Question:
Question Regarding Counter sueing?
2008-06-26 19:54:37 UTC
I am a computer contractor who does JAVA programming for a living. Occasionally, I have some clients who do not want to pay after the projects are completed. We do not have any legal contract and most of the agreements are on emails. Some of these clients make up excuse for not paying – even though the excuse is not valid to the best of our knowledge. So, a dispute inevitably arises. If I turn such client in to a collection agency and it ruins the client’s credit or reputation, can the client counter sue me and accuse me for damaging his or her credit and reputation?
Three answers:
Chad Wilmington
2008-06-26 19:59:49 UTC
Not if it was a legitimate claim, that was not intended for the sole purpose of damaging their credit.

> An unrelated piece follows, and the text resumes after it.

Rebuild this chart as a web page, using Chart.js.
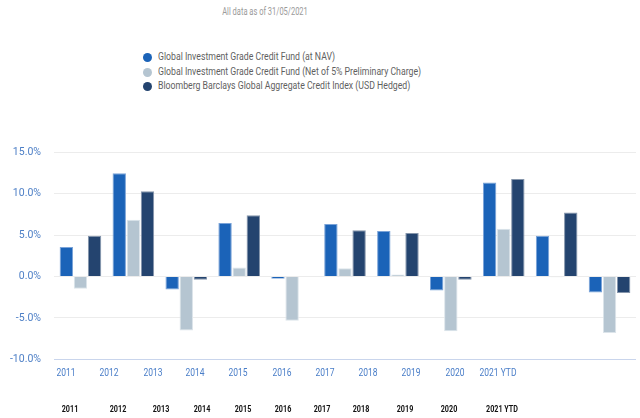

No judge would award them that money.
2008-06-27 03:14:32 UTC
You say you've got e-mails documenting your work. These should be sufficient along with your payment records, tax returns and so on to show fundamental terms of contract:



offer

acceptance

sealed with consideration $



Simply sue for what's owing on the basis of your e-mail records. As long as they show agmt to perform work for consideration, you can send a demand letter followed by a writ/statement of claim (outstanding debt) and if the yoicks thinks you're not serious, you might very well obtain a judgment against him, which will give you AN ABUNDANCE of remedies to realize the debt plus interest!



So stay away from Tony Soprano and use your own maverick skills to get your money.



To find out how to serve a writ and prepare a statement of claim, visit local law library (open to the public always) and ask librarian for statement of claim precendents for simple contract debt.



You could also hire atty to do all this for you and claim the fee as a business expense!



The only way debtor might countersue is if there is no debt and you have somehow communicated that s/he is a deadbeat and not to be trusted (defamation).



Go maverick! You can do this without Tony Soprano collection agencies!
mcq316
2008-06-27 03:03:52 UTC
I would imagine the emails would constitute either a written or verbal agreement. Talk to a lawyer to make sure, but you should be able to give this to a collection agency with no harm to yourself.